Formula: Standard deviation of sample mean(s)
= (standard-deviation-of-population) divided by (square-root-of-the-sample-size.) (Means from a bunch of samples of size 4 will have half the variability
of the population.
Means from a bunch of samples of size 9 will have one-third the variability
of the population.
Means from a bunch of samples of size 16 will have one-fourth the variability
of the population.)
So WHY is the normal distribution
so common? Any mechanism where the value measured is the sum
or average of a lot of little independent contributions, no one thing dominating,
will probably be normal (because of the Central Limit Theorem)
important to statistical inference (Making claims about a population based
on a sample)? It allows us to study how a sample mean is likely to
relate to a population mean, for a given sample size, even if we don't
know much about the population. (Take Math 151...)

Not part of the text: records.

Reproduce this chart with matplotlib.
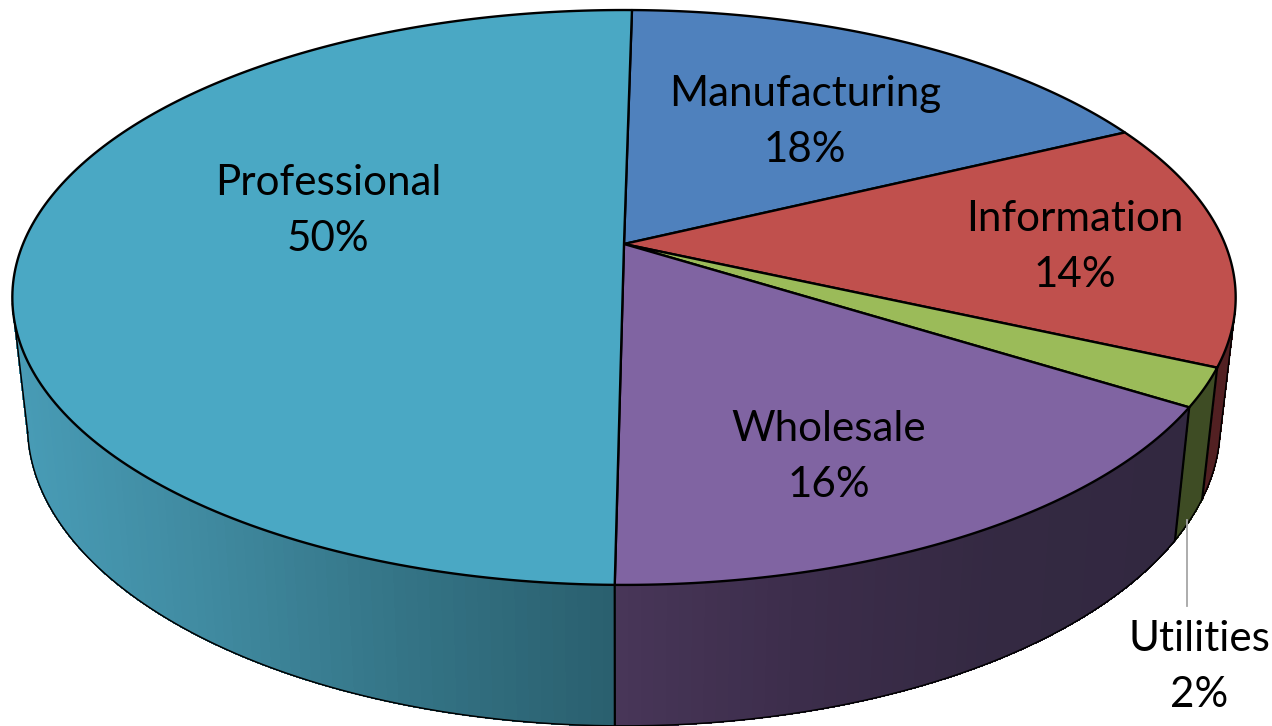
import numpy as np
import matplotlib
matplotlib.use('Agg')
import matplotlib.pyplot as plt

# slices, clockwise from the top of the pie
names = ['Manufacturing', 'Information', 'Utilities', 'Wholesale', 'Professional']
shares = [17.6, 13.9, 2.15, 16.3, 50.05]
percent_labels = ['18%', '14%', '2%', '16%', '50%']
top_colors = ['#4F81BD', '#C0504D', '#9BBB59', '#8064A2', '#4AA8C4']
label_xy = [(805, 122), (1075, 247), (1199, 667), (829, 457), (328, 211)]

# side wall colours, (x pixel, rgb) stops
wall_stops = {
    'Manufacturing': ([0, 1272], [(60, 90, 130), (60, 90, 130)]),
    'Information': ([0, 1272], [(82, 32, 34), (82, 32, 34)]),
    'Utilities': ([0, 1272], [(62, 76, 36), (62, 76, 36)]),
    'Wholesale': ([615, 800, 1000, 1180], [(72, 54, 88), (60, 45, 75), (52, 41, 66), (50, 40, 64)]),
    'Professional': ([10, 200, 400, 615], [(72, 156, 182), (64, 138, 160), (52, 116, 134), (42, 95, 110)]),
}

# perspective of the pie
x0, y0 = 624, 244
A, B, k = 601, 277.5, 0.186
start = 0.9
side_from, side_to = 103, 258


def top_rim(theta):
    t = np.radians(theta)
    u, v = np.sin(t), np.cos(t)
    return x0 + A * u / (1 + k * v), y0 - B * v / (1 + k * v)


def low_rim(theta):
    x, y = top_rim(theta)
    return 620 + (x - 620) * 0.975, y + 133 + (y - 407) * 0.045


plt.rcParams['font.family'] = ['Lato', 'DejaVu Sans']
fig = plt.figure(figsize=(12.72, 7.26), dpi=100)
ax = fig.add_axes([0, 0, 1, 1])
ax.set_xlim(0, 1272)
ax.set_ylim(726, 0)
ax.axis('off')

edges = start + np.cumsum([0] + shares) * 3.6

# side wall
for i, name in enumerate(names):
    a, b = max(edges[i], side_from), min(edges[i + 1], side_to)
    if b <= a:
        continue
    steps = np.linspace(a, b, int(b - a) + 2)
    xs_stop, cols = wall_stops[name]
    cols = np.array(cols) / 255
    for t1, t2 in zip(steps[:-1], steps[1:]):
        tx1, ty1 = top_rim(t1)
        tx2, ty2 = top_rim(t2)
        lx1, ly1 = low_rim(t1)
        lx2, ly2 = low_rim(t2)
        mid = (tx1 + tx2) / 2
        c = [np.interp(mid, xs_stop, cols[:, j]) for j in range(3)]
        # no antialias here, otherwise the strips show seams
        ax.fill([tx1, tx2, lx2, lx1], [ty1, ty2, ly2, ly1], color=c, lw=0.5, antialiased=False, zorder=1)

# outline of the wall
ts = np.linspace(side_from, side_to, 300)
lx, ly = low_rim(ts)
ax.plot(lx, ly, color='black', lw=1.1, zorder=2)
for t in [side_from, side_to]:
    tx, ty = top_rim(t)
    bx, by = low_rim(t)
    ax.plot([tx, bx], [ty, by], color='black', lw=1.1, zorder=2)
for e in edges[1:-1]:
    if side_from < e < side_to:
        tx, ty = top_rim(e)
        bx, by = low_rim(e)
        ax.plot([tx, bx], [ty, by], color='black', lw=1.6, zorder=2)

# top face
for i in range(len(names)):
    ts = np.linspace(edges[i], edges[i + 1], 200)
    rx, ry = top_rim(ts)
    ax.fill(np.r_[x0, rx], np.r_[y0, ry], facecolor=top_colors[i], edgecolor='black',
            lw=1.7, joinstyle='round', zorder=3)

# leader line for the small slice
ax.plot([1187, 1187], [520, 606], color='#A6A6A6', lw=1.3, zorder=4)

for i in range(len(names)):
    ax.text(label_xy[i][0], label_xy[i][1], names[i] + '\n' + percent_labels[i],
            ha='center', va='center', fontsize=30.3, linespacing=1.55, color='black', zorder=5)

fig.savefig('out.png', dpi=100, facecolor='white')
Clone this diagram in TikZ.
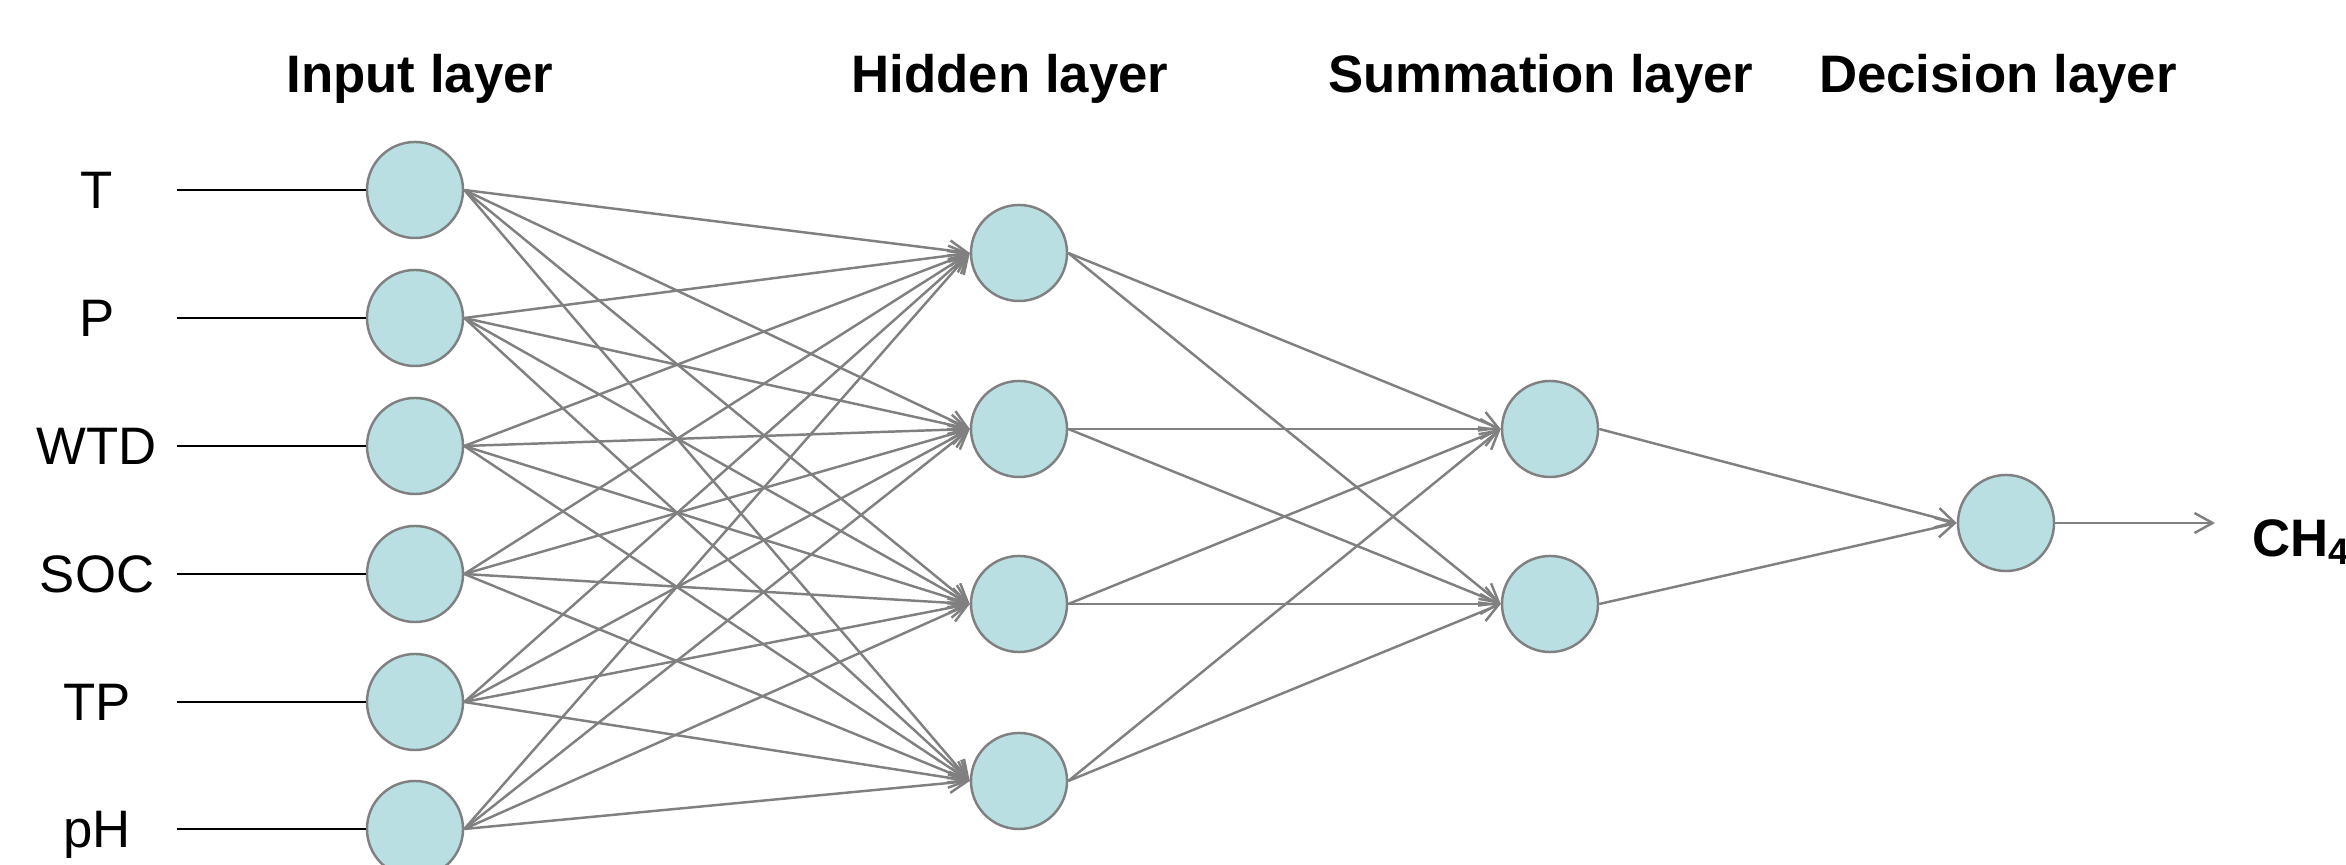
\documentclass[tikz,border=0pt]{standalone}
\usepackage{fontspec}
\setmainfont{Liberation Sans}
\usetikzlibrary{arrows.meta}
\definecolor{cellfill}{HTML}{B9DFE3}
\definecolor{linkgray}{HTML}{808080}
\begin{document}
\begin{tikzpicture}[
    x=0.01cm, y=-0.01cm,
    neuron/.style={circle, draw=linkgray, fill=cellfill, line width=0.7pt, minimum size=0.96cm, inner sep=0pt},
    layertitle/.style={font=\fontsize{15}{18}\selectfont\bfseries, anchor=base},
    feature/.style={font=\fontsize{15}{18}\selectfont, anchor=base},
    link/.style={draw=linkgray, line width=0.7pt, -{Straight Barb[length=1.8mm,width=2mm]}},
    feed/.style={draw=black, line width=0.8pt}
]
\useasboundingbox (0,0) rectangle (2346,865);
\node[layertitle] (tin) at (420,93) {Input layer};
\node[layertitle] (thid) at (1010,93) {Hidden layer};
\node[layertitle] (tsum) at (1541,93) {Summation layer};
\node[layertitle] (tdec) at (1998,93) {Decision layer};
\foreach \name/\y [count=\i] in {T/190,P/318,WTD/446,SOC/574,TP/702,pH/829} {
    \node[neuron] (in\i) at (415,\y) {};
    \node[feature] (lab\i) at (97,\y+19) {\name};
    \coordinate (src\i) at (177,\y);
    \draw[feed] (src\i) -- (in\i);
}
\foreach \y [count=\j] in {253,429,604,781}
    \node[neuron] (hid\j) at (1019,\y) {};
\foreach \y [count=\k] in {429,604}
    \node[neuron] (sum\k) at (1550,\y) {};
\node[neuron] (dec) at (2006,523) {};
\coordinate (out) at (2215,523);
\node[layertitle, anchor=base west, inner sep=0pt] (ch4) at (2252,557) {CH\textsubscript{4}};
\foreach \i in {1,...,6}
    \foreach \j in {1,...,4}
        \draw[link] (in\i.east) -- (hid\j.west);
\foreach \j in {1,...,4}
    \foreach \k in {1,2}
        \draw[link] (hid\j.east) -- (sum\k.west);
\foreach \k in {1,2}
    \draw[link] (sum\k.east) -- (dec.west);
\draw[link] (dec) -- (out);
\end{tikzpicture}
\end{document}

Learning Excel: Most of ch. 5 is about concepts, little new
"Excel" here.
pp. 139-41, 146-8 Generating Random Numbers.
These are really only pseudo-random numbers--they come in a fixed sequence,
but they "look" random. But every time you turn on Excel and go directly
to this tool you will get the same list! If you want to control
what lists you get, you can put in a number in the Random Seed box: a different
number will give a different list.
You can get numbers from different distributions by choosing a different
name in the Distribution box.
StatPlus Histograms: fragile? Sometimes
I've had trouble with this. I think it doesn't much like negative
numbers. If it gives you a lot of trouble just do the usual histogram.
You won't get the superimposed normal curve. Look at the book and
imagine the normal curve.
Lost your spreadsheet?How
to avoid it again, with automatic backups and/or Autosave.
Assignment 8: Due (probably)
Wednesday, April 25 (Day 14, in Week 5) Friday,
April 27 (Day 15)
Get handout for this, do it as you work through the text.